Hard to recommend. It's best if you can try them out somewhere. It's not only about the frequency response, but also the precision, sound stage, and heat! Take a look at rtings website (they also measure heat).

Regarding m50x, I had been using them for a few years. You need to EQ correct them, then they can sound quite pleasing. The thing that bothered me the most is the heat! And to some extent clamping. And that is not a problem exclusive to these, it's a problem in most headphones.

I have not owned beyers, but one time I tried them on, they clamped like crazy! Not sure which model it was, but I ruled out beyers immediately. At the same time, some people find them comfortable, so that's why you need to try them on.

I realised there is no perfect headphone, only good enough, and you have to make compromises, and decide what's the priority: sound or comfort. If you don't care about precision and frequency response that much, because of your hearing, then at least get the one's that are comfortable.

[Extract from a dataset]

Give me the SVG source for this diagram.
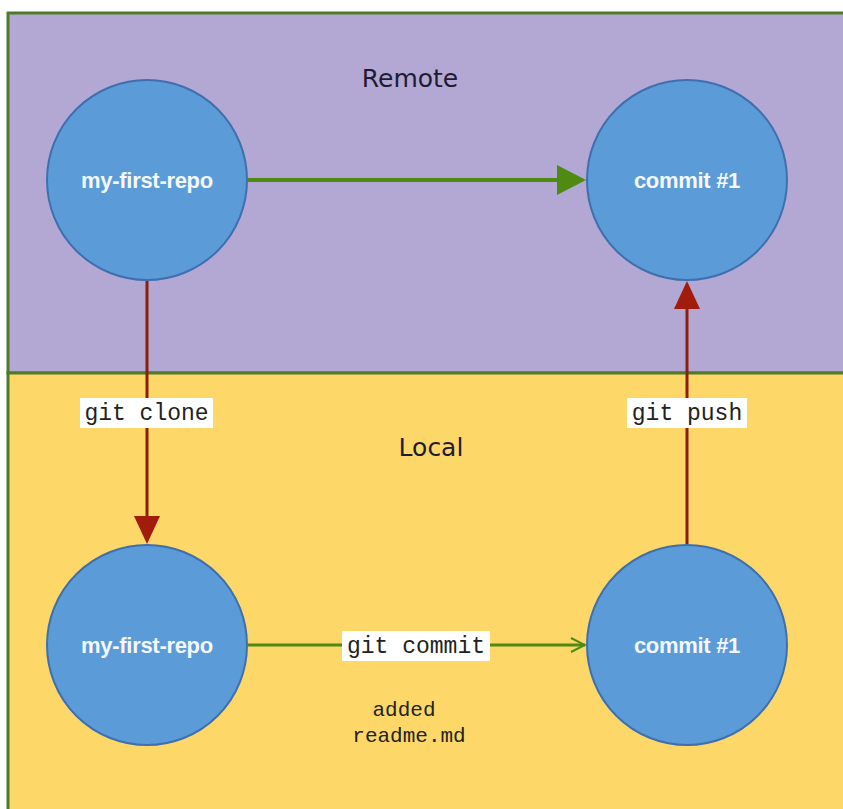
<svg xmlns="http://www.w3.org/2000/svg" width="843" height="809" viewBox="0 0 843 809">
<style>
.zone{stroke:#4f7a28;stroke-width:3}
.node circle{fill:#5b9bd8;stroke:#3f6fae;stroke-width:2}
.node text{font-family:"Liberation Sans",Arial,sans-serif;font-size:22px;font-weight:bold;fill:#f4f8fc;text-anchor:middle;letter-spacing:-0.3px}
.title{font-family:"DejaVu Sans",Verdana,sans-serif;font-size:25px;fill:#1e1b33;text-anchor:middle}
.lbl{font-family:"Liberation Mono","Courier New",monospace;font-size:23px;fill:#222;text-anchor:middle}
.note{font-family:"Liberation Mono","Courier New",monospace;font-size:21px;fill:#222;text-anchor:middle}
.lblbg{fill:#fff}
.g{stroke:#4f8a12;fill:none}
.r{stroke:#8b1e0c;stroke-width:3;fill:none}
</style>
<defs>
<marker id="agt" markerWidth="16" markerHeight="16" refX="15" refY="8" orient="auto" markerUnits="userSpaceOnUse"><path d="M1,1 L15,8 L1,15" fill="none" stroke="#4f8a12" stroke-width="2"/></marker>
</defs>
<rect width="843" height="809" fill="#fff"/>
<g id="remote-zone">
<rect class="zone" x="8" y="13" width="840" height="360" fill="#b3a7d4"/>
<text class="title" x="410" y="87">Remote</text>
</g>
<g id="local-zone">
<rect class="zone" x="8" y="373" width="840" height="445" fill="#fdd868"/>
<text class="title" x="431" y="456">Local</text>
</g>
<g id="connectors">
<line class="g" x1="248" y1="180" x2="570" y2="180" stroke-width="4"/>
<polygon points="557,165 586,180 557,195" fill="#4f8a12"/>
<line class="r" x1="147" y1="280" x2="147" y2="520"/>
<polygon points="134,516 160,516 147,544" fill="#a11c0a"/>
<line class="r" x1="687" y1="545" x2="687" y2="305"/>
<polygon points="674,309 700,309 687,281" fill="#a11c0a"/>
<line class="g" x1="248" y1="645" x2="585" y2="645" stroke-width="3" marker-end="url(#agt)"/>
<rect class="lblbg" x="80" y="398" width="133" height="30"/>
<text class="lbl" x="146.5" y="420">git clone</text>
<rect class="lblbg" x="627" y="398" width="120" height="30"/>
<text class="lbl" x="687" y="420">git push</text>
<rect class="lblbg" x="342" y="631" width="148" height="30"/>
<text class="lbl" x="416" y="653">git commit</text>
<text class="note" x="404" y="716">added</text>
<text class="note" x="409" y="742">readme.md</text>
</g>
<g id="remote-repo" class="node"><circle cx="147" cy="180" r="100"/><text x="147" y="188">my-first-repo</text></g>
<g id="remote-commit" class="node"><circle cx="687" cy="180" r="100"/><text x="687" y="188">commit #1</text></g>
<g id="local-repo" class="node"><circle cx="147" cy="645" r="100"/><text x="147" y="653">my-first-repo</text></g>
<g id="local-commit" class="node"><circle cx="687" cy="645" r="100"/><text x="687" y="653">commit #1</text></g>
</svg>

Personally, I was looking for more comfort (including less heat!), and went with agk k701, much more comfortable than m50x, less heat, more precise, and a really nice soundstage. However, it's not perfect, needs EQ-ing, and the pads are stiff and annoying. Already thinking about replacing them with something more comfortable.

I'm tempted to just pay for the HD800s, as it has the lowest heat measurement, and should be comfortable, but I don't have where to test them. Choosing headphones is so frustrating!


----------



## MartinH. (Nov 22, 2021)

lux said:


> overall build is related to price of course but not in a 1/1 ratio. Plasticky. But honestly way better than expected. I personally find them comfortable enough for my ears. Martin offers a different view on this, so I guess it's really personal.
> 
> 
> well, I mentioned those as, sometimes, having more than one pair of headphones is a good move if you aim at getting a decent mix and you use prevalently your heaphones for tracking and mixing, and sometimes mastering. I got a good number of headphones that I reference on final mix to fix stuff. Often I need just 1-2 minutes of a different heaphones to spot a problem and fix it. I personally find the 681 pretty balanced and detailed, but I think it's really what resonates with us, as I heard good and horrible things about almost all the headphones out there (well maybe not on the HD600, except that they are too comfortable so you get satisfied too easily)
> ...



Thank you for the explanation, that actually makes a lot of sense! I may have dismissed that option too quickly.


----------



## polyfonic (Nov 22, 2021)

Reid Rosefelt said:


> My ears are not so good anymore (particularly the left one) so I don't need the audiophile headphones that most of you use.
> 
> I'm looking for something that's comfortable, well-built and as good as is possible to buy within my budget.
> 
> ...


I would definetly recommend Beyerdynamics DT 770 PRO together with Sonarworks SoundID Reference for headphones. My productions and mixes has improved a lot after I combined the plugin (Sonarworks) with my headphones. The Beyerdynamics I love because they are very gentle to my ears both hearingwise and comfort.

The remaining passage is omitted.